C’est ce qui a motivé la décision l’an dernier d’encourager une partie des classes moyennes à investir massivement dans le marché boursier. Mais cette initiative s’est terminée par un quasi désastre. Lorsque les autorités financières sont intervenues en juin pour tenter de contrôler la bulle boursière créée par le gouvernement, elles ont provoqué un effondrement du marché qui nécessita une intervention majeure: l’allocation de centaines de milliards de dollars et la suspension des échanges pour les actions de centaines de sociétés.

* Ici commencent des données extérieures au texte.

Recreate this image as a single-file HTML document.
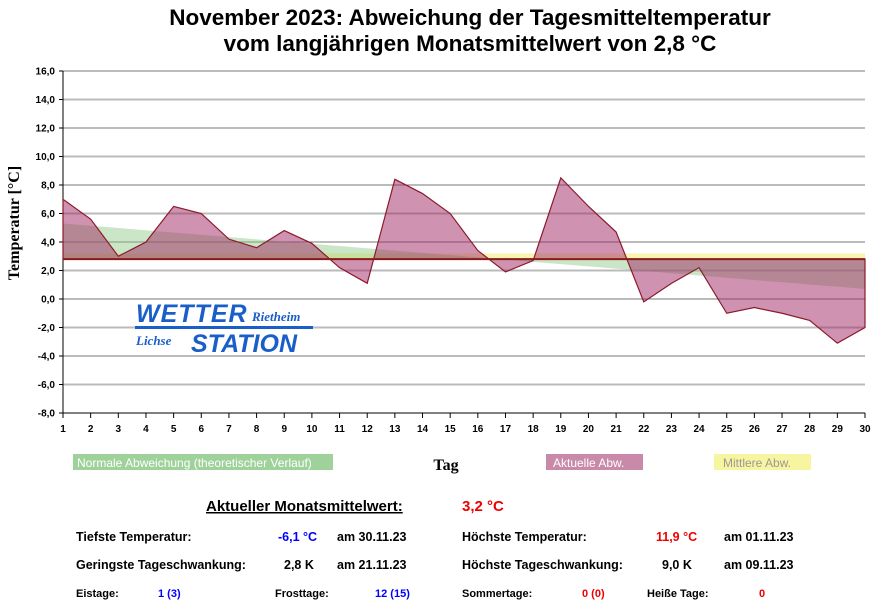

Le régime chinois, une oligarchie des super-riches représentée par le Parti communiste, vit dans la peur mortelle qu’une crise économique n’entraîne des luttes sociales et de classe massives qui mènerait à une crise de légitimité et menacerait sa mainmise sur le pouvoir.
Au-delà du régime chinois, cette dévaluation montre les profondes contradictions qui rendent impossible aux élites économiques et financières au pouvoir de concevoir un ensemble de mesures qui restaurent la stabilité économique, sans même parler de croissance continue. Commentant l’intervention sur le renminbi, le Financial Times note qu’il est peu probable que la Chine ait eu « l’intention d’attiser des escarmouches parmi ses partenaires commerciaux jusqu’à une guerre à grande échelle. » Toutefois, a-t-il continué, « les intentions sont une chose, les conséquences en sont une autre. »
L’économie internationale est plus profondément intégrée que jamais, exigeant une direction et un contrôle mondiaux conscients. Mais les classes dirigeantes capitalistes sont enracinées dans le système de l’État-nation. Elles cherchent à défendre et à promouvoir leurs propres intérêts, entrant en conflit l’une avec l’autre, plus fortement encore dans des conditions de stagnation et de récession.
Les crises et les contradictions de l’économie mondiale exprimées dans la dévaluation chinoise ne peuvent être résolues que par une force sociale qui, par sa nature même, est internationale et transcende le système dépassé des États-nations. Cette force est la classe ouvrière mondiale, mobilisée pour le renversement du capitalisme et l’établissement du socialisme.